● **Work required**: Print the records below exactly, from the line containing "Emit a Python" down to the line containing "import pandas as pd", both lines included, and omit every picture.
═════ Data supplied ═════
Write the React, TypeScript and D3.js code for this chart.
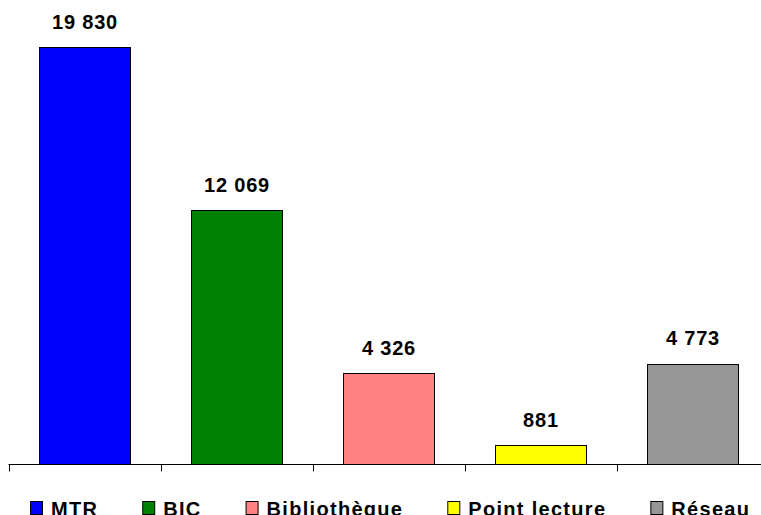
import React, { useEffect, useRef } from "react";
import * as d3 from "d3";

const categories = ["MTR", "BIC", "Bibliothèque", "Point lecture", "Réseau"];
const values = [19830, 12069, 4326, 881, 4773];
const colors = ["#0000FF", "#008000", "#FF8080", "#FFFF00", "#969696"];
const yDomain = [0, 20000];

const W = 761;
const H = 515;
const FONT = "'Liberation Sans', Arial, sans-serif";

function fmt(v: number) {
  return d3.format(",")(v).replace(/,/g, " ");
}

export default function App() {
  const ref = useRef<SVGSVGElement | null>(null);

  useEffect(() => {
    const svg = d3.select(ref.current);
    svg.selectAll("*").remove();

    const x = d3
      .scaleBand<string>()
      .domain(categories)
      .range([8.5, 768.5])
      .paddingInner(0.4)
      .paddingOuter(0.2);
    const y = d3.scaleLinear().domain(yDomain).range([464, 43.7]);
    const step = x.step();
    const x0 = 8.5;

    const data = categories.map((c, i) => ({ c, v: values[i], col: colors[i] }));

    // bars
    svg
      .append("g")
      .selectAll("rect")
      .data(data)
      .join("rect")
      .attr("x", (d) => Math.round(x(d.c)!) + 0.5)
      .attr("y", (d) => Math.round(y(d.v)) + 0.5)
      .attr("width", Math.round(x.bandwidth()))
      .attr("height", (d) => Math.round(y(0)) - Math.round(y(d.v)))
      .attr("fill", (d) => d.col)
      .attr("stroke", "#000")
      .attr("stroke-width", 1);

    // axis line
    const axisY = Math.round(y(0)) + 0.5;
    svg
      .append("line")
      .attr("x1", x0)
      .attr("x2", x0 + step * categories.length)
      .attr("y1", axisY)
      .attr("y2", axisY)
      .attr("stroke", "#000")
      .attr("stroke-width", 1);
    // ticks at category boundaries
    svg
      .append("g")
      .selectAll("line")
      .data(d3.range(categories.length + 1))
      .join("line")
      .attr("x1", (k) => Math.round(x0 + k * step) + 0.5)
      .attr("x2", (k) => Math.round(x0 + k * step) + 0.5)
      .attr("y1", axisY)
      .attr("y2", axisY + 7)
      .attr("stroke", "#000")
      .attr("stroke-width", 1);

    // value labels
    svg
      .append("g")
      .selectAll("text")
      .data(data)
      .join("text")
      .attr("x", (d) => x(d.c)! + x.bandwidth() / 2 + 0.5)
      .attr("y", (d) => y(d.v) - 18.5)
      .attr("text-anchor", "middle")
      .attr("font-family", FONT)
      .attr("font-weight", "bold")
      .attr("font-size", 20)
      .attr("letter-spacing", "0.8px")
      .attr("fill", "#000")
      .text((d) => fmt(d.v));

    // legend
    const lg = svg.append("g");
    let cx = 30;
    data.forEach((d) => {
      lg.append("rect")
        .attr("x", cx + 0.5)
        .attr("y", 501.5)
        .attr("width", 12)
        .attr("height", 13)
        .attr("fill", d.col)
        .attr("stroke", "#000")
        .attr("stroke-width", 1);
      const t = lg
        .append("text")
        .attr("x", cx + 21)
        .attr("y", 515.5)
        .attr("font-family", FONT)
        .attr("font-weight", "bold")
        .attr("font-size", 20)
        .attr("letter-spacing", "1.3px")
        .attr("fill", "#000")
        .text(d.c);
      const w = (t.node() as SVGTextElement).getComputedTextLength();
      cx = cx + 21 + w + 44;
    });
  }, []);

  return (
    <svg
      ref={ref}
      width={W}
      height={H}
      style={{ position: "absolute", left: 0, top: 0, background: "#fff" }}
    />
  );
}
═════
═════ Data supplied ═════
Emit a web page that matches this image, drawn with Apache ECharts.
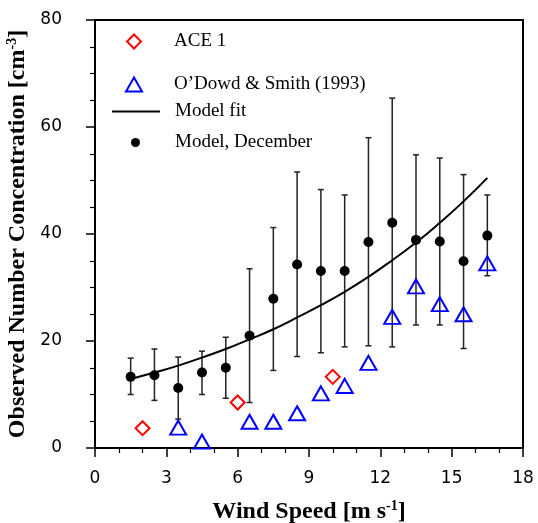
═════
═════ Data supplied ═════
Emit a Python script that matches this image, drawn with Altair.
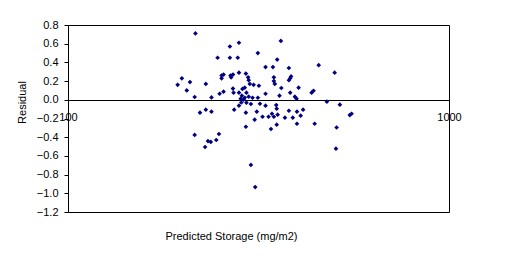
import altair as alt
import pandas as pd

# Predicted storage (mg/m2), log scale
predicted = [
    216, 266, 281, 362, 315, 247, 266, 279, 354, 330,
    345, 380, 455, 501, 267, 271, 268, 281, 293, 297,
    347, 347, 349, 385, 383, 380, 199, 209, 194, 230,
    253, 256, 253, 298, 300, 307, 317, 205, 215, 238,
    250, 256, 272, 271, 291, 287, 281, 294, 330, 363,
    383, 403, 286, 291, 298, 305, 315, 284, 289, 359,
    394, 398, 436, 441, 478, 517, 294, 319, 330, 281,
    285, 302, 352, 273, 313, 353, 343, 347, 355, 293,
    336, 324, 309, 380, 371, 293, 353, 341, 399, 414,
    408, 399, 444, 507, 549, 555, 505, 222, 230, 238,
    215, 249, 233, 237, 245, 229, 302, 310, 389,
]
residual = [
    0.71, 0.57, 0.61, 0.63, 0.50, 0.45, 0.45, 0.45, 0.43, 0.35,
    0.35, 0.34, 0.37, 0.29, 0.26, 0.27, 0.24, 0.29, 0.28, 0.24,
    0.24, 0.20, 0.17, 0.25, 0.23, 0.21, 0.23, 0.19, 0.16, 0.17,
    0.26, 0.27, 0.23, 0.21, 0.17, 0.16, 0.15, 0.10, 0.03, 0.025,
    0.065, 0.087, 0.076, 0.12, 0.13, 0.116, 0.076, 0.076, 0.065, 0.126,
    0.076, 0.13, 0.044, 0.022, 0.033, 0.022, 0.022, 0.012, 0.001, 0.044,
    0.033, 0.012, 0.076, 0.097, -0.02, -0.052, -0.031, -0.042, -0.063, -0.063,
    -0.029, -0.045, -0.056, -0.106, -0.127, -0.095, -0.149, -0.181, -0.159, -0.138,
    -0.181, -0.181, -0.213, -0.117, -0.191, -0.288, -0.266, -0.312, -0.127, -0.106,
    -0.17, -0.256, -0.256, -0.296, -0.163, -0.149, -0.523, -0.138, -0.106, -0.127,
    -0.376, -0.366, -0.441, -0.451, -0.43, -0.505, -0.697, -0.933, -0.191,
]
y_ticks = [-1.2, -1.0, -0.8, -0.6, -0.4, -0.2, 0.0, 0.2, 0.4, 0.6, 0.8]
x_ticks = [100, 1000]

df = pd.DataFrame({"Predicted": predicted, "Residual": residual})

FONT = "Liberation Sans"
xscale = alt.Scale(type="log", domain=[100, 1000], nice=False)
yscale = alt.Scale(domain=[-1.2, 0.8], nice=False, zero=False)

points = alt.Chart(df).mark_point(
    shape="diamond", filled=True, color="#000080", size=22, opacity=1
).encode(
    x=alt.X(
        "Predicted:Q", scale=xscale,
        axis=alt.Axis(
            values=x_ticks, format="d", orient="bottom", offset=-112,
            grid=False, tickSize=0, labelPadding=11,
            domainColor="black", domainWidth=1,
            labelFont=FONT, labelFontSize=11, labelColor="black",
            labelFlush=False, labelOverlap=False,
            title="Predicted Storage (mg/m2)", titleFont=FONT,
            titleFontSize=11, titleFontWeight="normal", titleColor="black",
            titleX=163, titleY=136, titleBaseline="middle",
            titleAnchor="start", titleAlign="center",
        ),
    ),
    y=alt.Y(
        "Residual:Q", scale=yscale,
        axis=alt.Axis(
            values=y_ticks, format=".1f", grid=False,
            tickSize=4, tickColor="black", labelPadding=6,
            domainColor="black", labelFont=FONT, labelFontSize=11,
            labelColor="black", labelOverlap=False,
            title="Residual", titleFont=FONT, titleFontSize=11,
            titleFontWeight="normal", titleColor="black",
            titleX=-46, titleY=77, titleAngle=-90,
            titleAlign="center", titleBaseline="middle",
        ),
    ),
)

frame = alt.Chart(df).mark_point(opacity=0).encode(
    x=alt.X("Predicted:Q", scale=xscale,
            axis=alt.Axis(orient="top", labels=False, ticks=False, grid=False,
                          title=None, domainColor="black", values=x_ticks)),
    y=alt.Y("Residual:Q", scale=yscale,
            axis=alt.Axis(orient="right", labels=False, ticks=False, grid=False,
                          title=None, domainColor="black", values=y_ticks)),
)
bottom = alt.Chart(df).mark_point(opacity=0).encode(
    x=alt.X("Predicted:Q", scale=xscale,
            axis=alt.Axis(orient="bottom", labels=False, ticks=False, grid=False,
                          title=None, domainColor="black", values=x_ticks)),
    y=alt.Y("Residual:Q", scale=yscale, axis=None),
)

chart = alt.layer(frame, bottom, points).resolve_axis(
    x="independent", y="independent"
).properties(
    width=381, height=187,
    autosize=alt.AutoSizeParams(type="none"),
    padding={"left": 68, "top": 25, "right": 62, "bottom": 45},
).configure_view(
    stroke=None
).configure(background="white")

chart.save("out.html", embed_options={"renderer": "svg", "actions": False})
═════
● **Task solution**:
Emit a Python script that matches this image, drawn with Altair.
import altair as alt
import pandas as pd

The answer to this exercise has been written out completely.